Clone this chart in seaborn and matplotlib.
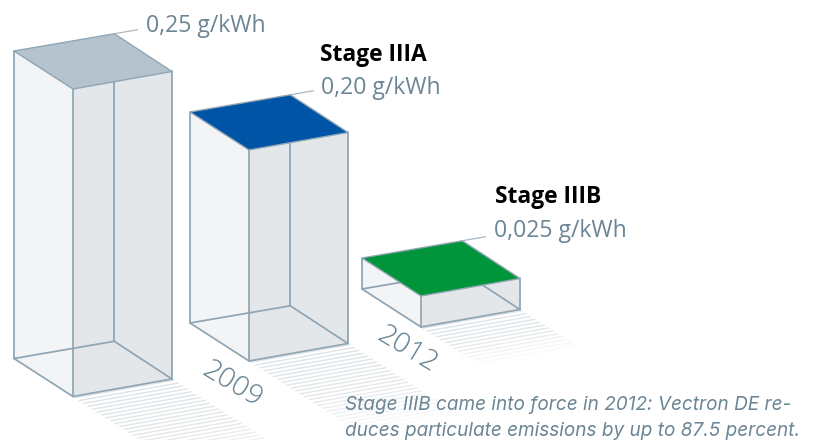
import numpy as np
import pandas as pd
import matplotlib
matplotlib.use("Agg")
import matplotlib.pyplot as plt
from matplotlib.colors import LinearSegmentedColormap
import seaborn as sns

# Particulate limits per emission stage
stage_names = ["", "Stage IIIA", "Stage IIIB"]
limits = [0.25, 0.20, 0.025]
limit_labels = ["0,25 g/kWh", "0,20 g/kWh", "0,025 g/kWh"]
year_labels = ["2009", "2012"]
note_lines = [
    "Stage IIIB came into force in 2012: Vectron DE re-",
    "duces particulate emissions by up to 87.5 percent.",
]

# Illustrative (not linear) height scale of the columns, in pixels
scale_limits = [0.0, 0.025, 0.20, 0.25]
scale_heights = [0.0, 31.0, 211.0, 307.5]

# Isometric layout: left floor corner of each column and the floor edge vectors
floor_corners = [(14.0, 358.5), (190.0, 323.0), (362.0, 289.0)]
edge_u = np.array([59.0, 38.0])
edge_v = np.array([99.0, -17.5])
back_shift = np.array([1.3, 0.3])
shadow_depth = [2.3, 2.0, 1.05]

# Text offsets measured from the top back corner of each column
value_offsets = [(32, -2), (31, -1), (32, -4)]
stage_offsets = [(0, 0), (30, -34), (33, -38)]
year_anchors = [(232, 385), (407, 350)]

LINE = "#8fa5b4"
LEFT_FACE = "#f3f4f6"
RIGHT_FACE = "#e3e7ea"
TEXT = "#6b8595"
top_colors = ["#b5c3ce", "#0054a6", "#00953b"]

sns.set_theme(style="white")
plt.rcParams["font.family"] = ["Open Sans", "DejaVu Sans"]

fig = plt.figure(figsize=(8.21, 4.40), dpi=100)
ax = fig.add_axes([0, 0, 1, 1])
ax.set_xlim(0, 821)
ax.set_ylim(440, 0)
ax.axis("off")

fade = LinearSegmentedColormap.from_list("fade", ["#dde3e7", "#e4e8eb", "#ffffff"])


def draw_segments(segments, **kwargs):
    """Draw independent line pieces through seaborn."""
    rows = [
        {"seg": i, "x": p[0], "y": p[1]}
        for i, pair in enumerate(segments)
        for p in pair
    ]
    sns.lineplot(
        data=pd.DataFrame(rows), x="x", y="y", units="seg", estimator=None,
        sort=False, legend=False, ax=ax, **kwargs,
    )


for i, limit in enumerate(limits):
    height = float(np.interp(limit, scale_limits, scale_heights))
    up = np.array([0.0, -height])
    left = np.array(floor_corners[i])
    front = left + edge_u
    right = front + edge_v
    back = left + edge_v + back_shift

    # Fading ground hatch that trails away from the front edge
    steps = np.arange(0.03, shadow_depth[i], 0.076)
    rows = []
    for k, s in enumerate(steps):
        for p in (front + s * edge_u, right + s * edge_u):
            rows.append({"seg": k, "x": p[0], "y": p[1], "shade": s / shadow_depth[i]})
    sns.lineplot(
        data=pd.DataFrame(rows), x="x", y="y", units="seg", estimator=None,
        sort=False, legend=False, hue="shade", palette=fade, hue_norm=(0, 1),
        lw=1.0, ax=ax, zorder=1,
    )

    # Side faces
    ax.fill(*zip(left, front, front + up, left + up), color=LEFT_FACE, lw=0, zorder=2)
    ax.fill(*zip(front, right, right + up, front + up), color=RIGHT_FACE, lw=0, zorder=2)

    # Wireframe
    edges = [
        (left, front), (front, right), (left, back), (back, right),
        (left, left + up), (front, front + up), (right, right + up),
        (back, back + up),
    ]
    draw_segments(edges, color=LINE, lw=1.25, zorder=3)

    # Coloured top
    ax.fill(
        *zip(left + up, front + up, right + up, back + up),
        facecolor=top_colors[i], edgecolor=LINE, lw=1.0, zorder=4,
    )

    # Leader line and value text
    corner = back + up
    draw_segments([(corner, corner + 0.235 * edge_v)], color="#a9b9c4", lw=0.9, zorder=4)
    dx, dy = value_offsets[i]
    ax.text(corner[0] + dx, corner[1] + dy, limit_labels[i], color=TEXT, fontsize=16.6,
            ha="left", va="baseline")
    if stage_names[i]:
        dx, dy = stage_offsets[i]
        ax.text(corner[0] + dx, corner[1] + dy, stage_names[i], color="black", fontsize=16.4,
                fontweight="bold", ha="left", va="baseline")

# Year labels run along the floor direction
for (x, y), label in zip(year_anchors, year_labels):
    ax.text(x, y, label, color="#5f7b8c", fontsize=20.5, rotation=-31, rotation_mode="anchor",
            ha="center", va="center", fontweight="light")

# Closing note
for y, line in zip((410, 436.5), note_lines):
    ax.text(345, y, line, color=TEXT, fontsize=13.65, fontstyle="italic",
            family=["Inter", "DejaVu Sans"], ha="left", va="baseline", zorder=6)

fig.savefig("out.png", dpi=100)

○ ○ ○ ○

## REQUEST
Leaving the pictures aside, transcribe the entire listing exactly.

## RESULT FOR THIS EXERCISE
Clone this chart in seaborn and matplotlib.
import numpy as np
import pandas as pd
import matplotlib
matplotlib.use("Agg")
import matplotlib.pyplot as plt
from matplotlib.colors import LinearSegmentedColormap
import seaborn as sns

# Particulate limits per emission stage
stage_names = ["", "Stage IIIA", "Stage IIIB"]
limits = [0.25, 0.20, 0.025]
limit_labels = ["0,25 g/kWh", "0,20 g/kWh", "0,025 g/kWh"]
year_labels = ["2009", "2012"]
note_lines = [
    "Stage IIIB came into force in 2012: Vectron DE re-",
    "duces particulate emissions by up to 87.5 percent.",
]

# Illustrative (not linear) height scale of the columns, in pixels
scale_limits = [0.0, 0.025, 0.20, 0.25]
scale_heights = [0.0, 31.0, 211.0, 307.5]

# Isometric layout: left floor corner of each column and the floor edge vectors
floor_corners = [(14.0, 358.5), (190.0, 323.0), (362.0, 289.0)]
edge_u = np.array([59.0, 38.0])
edge_v = np.array([99.0, -17.5])
back_shift = np.array([1.3, 0.3])
shadow_depth = [2.3, 2.0, 1.05]

# Text offsets measured from the top back corner of each column
value_offsets = [(32, -2), (31, -1), (32, -4)]
stage_offsets = [(0, 0), (30, -34), (33, -38)]
year_anchors = [(232, 385), (407, 350)]

LINE = "#8fa5b4"
LEFT_FACE = "#f3f4f6"
RIGHT_FACE = "#e3e7ea"
TEXT = "#6b8595"
top_colors = ["#b5c3ce", "#0054a6", "#00953b"]

sns.set_theme(style="white")
plt.rcParams["font.family"] = ["Open Sans", "DejaVu Sans"]

fig = plt.figure(figsize=(8.21, 4.40), dpi=100)
ax = fig.add_axes([0, 0, 1, 1])
ax.set_xlim(0, 821)
ax.set_ylim(440, 0)
ax.axis("off")

fade = LinearSegmentedColormap.from_list("fade", ["#dde3e7", "#e4e8eb", "#ffffff"])


def draw_segments(segments, **kwargs):
    """Draw independent line pieces through seaborn."""
    rows = [
        {"seg": i, "x": p[0], "y": p[1]}
        for i, pair in enumerate(segments)
        for p in pair
    ]
    sns.lineplot(
        data=pd.DataFrame(rows), x="x", y="y", units="seg", estimator=None,
        sort=False, legend=False, ax=ax, **kwargs,
    )


for i, limit in enumerate(limits):
    height = float(np.interp(limit, scale_limits, scale_heights))
    up = np.array([0.0, -height])
    left = np.array(floor_corners[i])
    front = left + edge_u
    right = front + edge_v
    back = left + edge_v + back_shift

    # Fading ground hatch that trails away from the front edge
    steps = np.arange(0.03, shadow_depth[i], 0.076)
    rows = []
    for k, s in enumerate(steps):
        for p in (front + s * edge_u, right + s * edge_u):
            rows.append({"seg": k, "x": p[0], "y": p[1], "shade": s / shadow_depth[i]})
    sns.lineplot(
        data=pd.DataFrame(rows), x="x", y="y", units="seg", estimator=None,
        sort=False, legend=False, hue="shade", palette=fade, hue_norm=(0, 1),
        lw=1.0, ax=ax, zorder=1,
    )

    # Side faces
    ax.fill(*zip(left, front, front + up, left + up), color=LEFT_FACE, lw=0, zorder=2)
    ax.fill(*zip(front, right, right + up, front + up), color=RIGHT_FACE, lw=0, zorder=2)

    # Wireframe
    edges = [
        (left, front), (front, right), (left, back), (back, right),
        (left, left + up), (front, front + up), (right, right + up),
        (back, back + up),
    ]
    draw_segments(edges, color=LINE, lw=1.25, zorder=3)

    # Coloured top
    ax.fill(
        *zip(left + up, front + up, right + up, back + up),
        facecolor=top_colors[i], edgecolor=LINE, lw=1.0, zorder=4,
    )

    # Leader line and value text
    corner = back + up
    draw_segments([(corner, corner + 0.235 * edge_v)], color="#a9b9c4", lw=0.9, zorder=4)
    dx, dy = value_offsets[i]
    ax.text(corner[0] + dx, corner[1] + dy, limit_labels[i], color=TEXT, fontsize=16.6,
            ha="left", va="baseline")
    if stage_names[i]:
        dx, dy = stage_offsets[i]
        ax.text(corner[0] + dx, corner[1] + dy, stage_names[i], color="black", fontsize=16.4,
                fontweight="bold", ha="left", va="baseline")

# Year labels run along the floor direction
for (x, y), label in zip(year_anchors, year_labels):
    ax.text(x, y, label, color="#5f7b8c", fontsize=20.5, rotation=-31, rotation_mode="anchor",
            ha="center", va="center", fontweight="light")

# Closing note
for y, line in zip((410, 436.5), note_lines):
    ax.text(345, y, line, color=TEXT, fontsize=13.65, fontstyle="italic",
            family=["Inter", "DejaVu Sans"], ha="left", va="baseline", zorder=6)

fig.savefig("out.png", dpi=100)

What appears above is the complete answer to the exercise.